• _WHAT IS BEING ASKED_
Print nothing but the lines from the start of the listing below through the line that contains "(ORIGIN) at (900,146)". Do not include the pictures.

• _RECORDED DATA_
▼

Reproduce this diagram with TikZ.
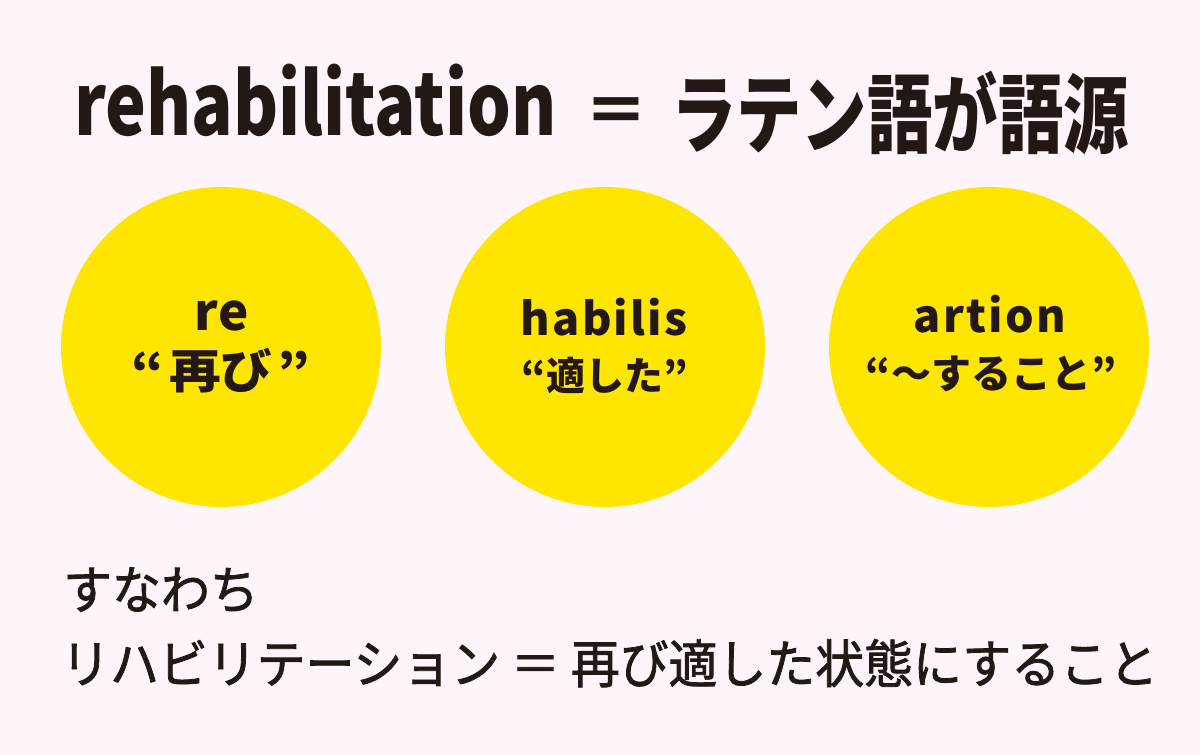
\documentclass[tikz,border=0pt]{standalone}
\usepackage{fontspec}
\setmainfont{Noto Sans CJK JP}
\usetikzlibrary{positioning}
\definecolor{bgpink}{HTML}{FDF5F9}
\definecolor{yellow1}{HTML}{FFE600}
\definecolor{ink}{HTML}{231815}
\newcommand{\fsize}[2]{\fontsize{#1}{#1}\selectfont\addfontfeatures{FakeStretch=#2}}
\newcommand{\fspaced}[2]{\fontsize{#1}{#1}\selectfont\bfseries\addfontfeatures{LetterSpace=#2}}
\newcommand{\quoted}[1]{“\hspace{0.1em}#1\hspace{0.1em}”}
\begin{document}
\begin{tikzpicture}[x=1pt,y=-1pt]
    \tikzstyle{circnode}=[circle,fill=yellow1,minimum size=320pt,inner sep=0pt] %
    \tikzstyle{txtnode}=[text=ink,inner sep=0pt,anchor=base] %

    \fill[bgpink] (0,0) rectangle (1200,755);
    \useasboundingbox (0,0) rectangle (1200,755);

    %% title
    \node[txtnode,anchor=base west,font=\bfseries\fsize{86}{0.8}] (TITLE)
        at (74,135) {rehabilitation};
    \node[txtnode,font=\bfseries\fsize{64}{1}] (EQ) at (616,134) {＝};
    \node[txtnode,font=\bfseries\fsize{86}{0.76}] (ORIGIN) at (900,146) {ラテン語が語源};

    %% circles
    \foreach \i/\x in {1/221, 2/605, 3/989}
    {
        \node[circnode] (C\i) at (\x, 347) {};
    }

    \node[txtnode,font=\fspaced{51}{2}] (RE) at (222,330) {re};
    \node[txtnode,font=\bfseries\fsize{47}{1.1}] (FUTATABI) at (221,388) {\quoted{再び}};

    \node[txtnode,font=\fspaced{45}{5}] (HABILIS) at (604,335) {habilis};
    \node[txtnode,font=\bfseries\fsize{39}{1}] (TEKISHITA) at (605,390) {“適した”};

    \node[txtnode,font=\fspaced{45}{5}] (ARTION) at (990,332) {artion};
    \node[txtnode,font=\bfseries\fsize{40}{1}] (SURUKOTO) at (991,388) {“～すること”};

    %% bottom lines
    \node[txtnode,anchor=base west,font=\fsize{52}{0.94}\addfontfeatures{FakeBold=1.5}]
        (SUNAWACHI) at (63,609) {すなわち};
    \node[txtnode,anchor=base west,font=\fsize{52}{0.94}\addfontfeatures{FakeBold=1.5}]
        (MEANING) at (61,683) {リハビリテーション ＝ 再び適した状態にすること};
\end{tikzpicture}
\end{document}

▲

• _WRITTEN RESPONSE_
Reproduce this diagram with TikZ.
\documentclass[tikz,border=0pt]{standalone}
\usepackage{fontspec}
\setmainfont{Noto Sans CJK JP}
\usetikzlibrary{positioning}
\definecolor{bgpink}{HTML}{FDF5F9}
\definecolor{yellow1}{HTML}{FFE600}
\definecolor{ink}{HTML}{231815}
\newcommand{\fsize}[2]{\fontsize{#1}{#1}\selectfont\addfontfeatures{FakeStretch=#2}}
\newcommand{\fspaced}[2]{\fontsize{#1}{#1}\selectfont\bfseries\addfontfeatures{LetterSpace=#2}}
\newcommand{\quoted}[1]{“\hspace{0.1em}#1\hspace{0.1em}”}
\begin{document}
\begin{tikzpicture}[x=1pt,y=-1pt]
    \tikzstyle{circnode}=[circle,fill=yellow1,minimum size=320pt,inner sep=0pt] %
    \tikzstyle{txtnode}=[text=ink,inner sep=0pt,anchor=base] %

    \fill[bgpink] (0,0) rectangle (1200,755);
    \useasboundingbox (0,0) rectangle (1200,755);

    %% title
    \node[txtnode,anchor=base west,font=\bfseries\fsize{86}{0.8}] (TITLE)
        at (74,135) {rehabilitation};
    \node[txtnode,font=\bfseries\fsize{64}{1}] (EQ) at (616,134) {＝};
    \node[txtnode,font=\bfseries\fsize{86}{0.76}] (ORIGIN) at (900,146) {ラテン語が語源};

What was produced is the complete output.